Extract, in full, the lines below, beginning at the first and ending with the line that contains "(dia) at (702,238)". Pictures do not belong in the copy.

Start of Dataset section

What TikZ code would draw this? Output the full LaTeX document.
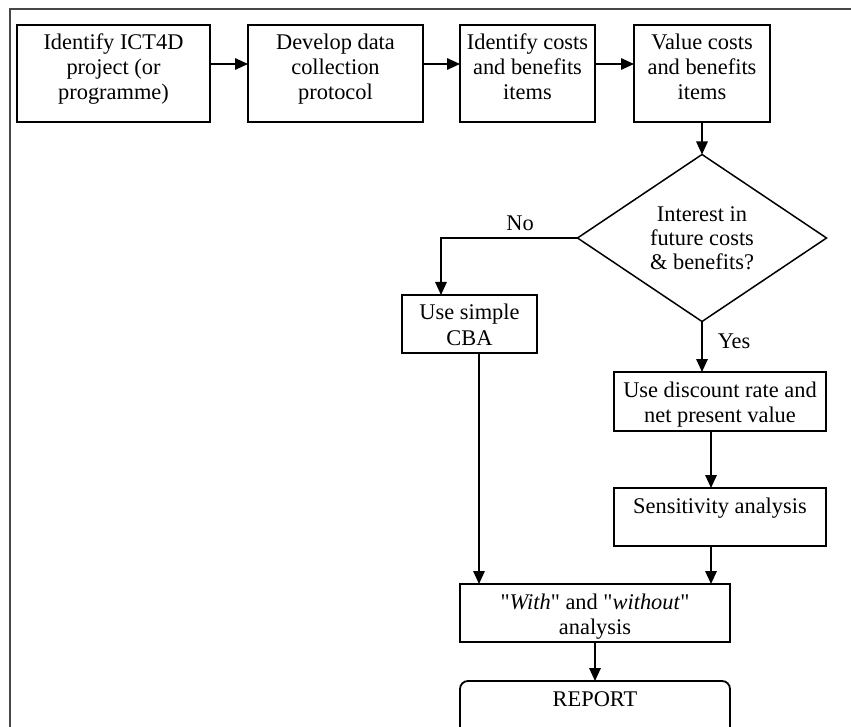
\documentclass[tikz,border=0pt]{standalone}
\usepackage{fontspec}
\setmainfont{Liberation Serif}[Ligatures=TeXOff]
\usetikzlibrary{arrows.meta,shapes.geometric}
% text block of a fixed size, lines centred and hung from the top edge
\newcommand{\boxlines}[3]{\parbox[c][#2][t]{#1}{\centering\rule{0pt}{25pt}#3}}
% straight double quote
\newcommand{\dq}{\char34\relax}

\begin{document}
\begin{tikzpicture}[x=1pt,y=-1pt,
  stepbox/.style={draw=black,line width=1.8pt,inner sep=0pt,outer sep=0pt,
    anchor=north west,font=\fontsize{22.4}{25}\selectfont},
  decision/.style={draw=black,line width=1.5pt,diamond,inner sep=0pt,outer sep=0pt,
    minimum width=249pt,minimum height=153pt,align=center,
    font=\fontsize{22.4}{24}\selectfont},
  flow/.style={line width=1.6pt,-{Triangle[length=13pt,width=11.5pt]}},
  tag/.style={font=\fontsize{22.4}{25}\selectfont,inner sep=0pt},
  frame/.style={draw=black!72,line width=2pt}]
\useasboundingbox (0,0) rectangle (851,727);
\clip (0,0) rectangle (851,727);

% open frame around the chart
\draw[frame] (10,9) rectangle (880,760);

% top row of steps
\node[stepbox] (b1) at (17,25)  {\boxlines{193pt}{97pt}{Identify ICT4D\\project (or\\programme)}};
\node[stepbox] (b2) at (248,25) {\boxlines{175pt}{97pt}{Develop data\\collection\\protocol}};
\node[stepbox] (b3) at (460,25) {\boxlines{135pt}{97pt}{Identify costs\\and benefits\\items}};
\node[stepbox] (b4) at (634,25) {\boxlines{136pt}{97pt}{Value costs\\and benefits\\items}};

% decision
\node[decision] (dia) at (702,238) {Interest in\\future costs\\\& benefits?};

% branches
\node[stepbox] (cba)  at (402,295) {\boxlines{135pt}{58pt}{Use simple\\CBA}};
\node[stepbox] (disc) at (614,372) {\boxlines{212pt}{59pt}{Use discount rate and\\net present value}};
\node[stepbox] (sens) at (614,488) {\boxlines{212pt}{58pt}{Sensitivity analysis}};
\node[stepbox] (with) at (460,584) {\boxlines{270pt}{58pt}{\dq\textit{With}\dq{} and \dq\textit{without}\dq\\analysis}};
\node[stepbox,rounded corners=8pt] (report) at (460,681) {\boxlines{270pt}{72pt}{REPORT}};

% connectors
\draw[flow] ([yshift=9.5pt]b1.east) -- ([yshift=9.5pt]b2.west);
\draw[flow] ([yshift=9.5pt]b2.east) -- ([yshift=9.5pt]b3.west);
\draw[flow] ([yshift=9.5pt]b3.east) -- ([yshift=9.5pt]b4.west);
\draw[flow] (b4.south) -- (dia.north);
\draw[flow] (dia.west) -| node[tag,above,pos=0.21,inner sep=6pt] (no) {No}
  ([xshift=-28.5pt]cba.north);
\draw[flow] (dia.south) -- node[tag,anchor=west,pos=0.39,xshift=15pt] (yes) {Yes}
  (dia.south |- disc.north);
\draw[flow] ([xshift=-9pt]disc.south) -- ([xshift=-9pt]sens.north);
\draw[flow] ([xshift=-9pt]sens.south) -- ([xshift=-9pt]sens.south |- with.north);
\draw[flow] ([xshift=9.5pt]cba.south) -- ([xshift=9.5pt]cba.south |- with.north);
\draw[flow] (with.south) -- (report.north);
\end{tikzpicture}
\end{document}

End of Dataset section

Task solution:
What TikZ code would draw this? Output the full LaTeX document.
\documentclass[tikz,border=0pt]{standalone}
\usepackage{fontspec}
\setmainfont{Liberation Serif}[Ligatures=TeXOff]
\usetikzlibrary{arrows.meta,shapes.geometric}
% text block of a fixed size, lines centred and hung from the top edge
\newcommand{\boxlines}[3]{\parbox[c][#2][t]{#1}{\centering\rule{0pt}{25pt}#3}}
% straight double quote
\newcommand{\dq}{\char34\relax}

\begin{document}
\begin{tikzpicture}[x=1pt,y=-1pt,
  stepbox/.style={draw=black,line width=1.8pt,inner sep=0pt,outer sep=0pt,
    anchor=north west,font=\fontsize{22.4}{25}\selectfont},
  decision/.style={draw=black,line width=1.5pt,diamond,inner sep=0pt,outer sep=0pt,
    minimum width=249pt,minimum height=153pt,align=center,
    font=\fontsize{22.4}{24}\selectfont},
  flow/.style={line width=1.6pt,-{Triangle[length=13pt,width=11.5pt]}},
  tag/.style={font=\fontsize{22.4}{25}\selectfont,inner sep=0pt},
  frame/.style={draw=black!72,line width=2pt}]
\useasboundingbox (0,0) rectangle (851,727);
\clip (0,0) rectangle (851,727);

% open frame around the chart
\draw[frame] (10,9) rectangle (880,760);

% top row of steps
\node[stepbox] (b1) at (17,25)  {\boxlines{193pt}{97pt}{Identify ICT4D\\project (or\\programme)}};
\node[stepbox] (b2) at (248,25) {\boxlines{175pt}{97pt}{Develop data\\collection\\protocol}};
\node[stepbox] (b3) at (460,25) {\boxlines{135pt}{97pt}{Identify costs\\and benefits\\items}};
\node[stepbox] (b4) at (634,25) {\boxlines{136pt}{97pt}{Value costs\\and benefits\\items}};

% decision
\node[decision] (dia) at (702,238) {Interest in\\future costs\\\& benefits?};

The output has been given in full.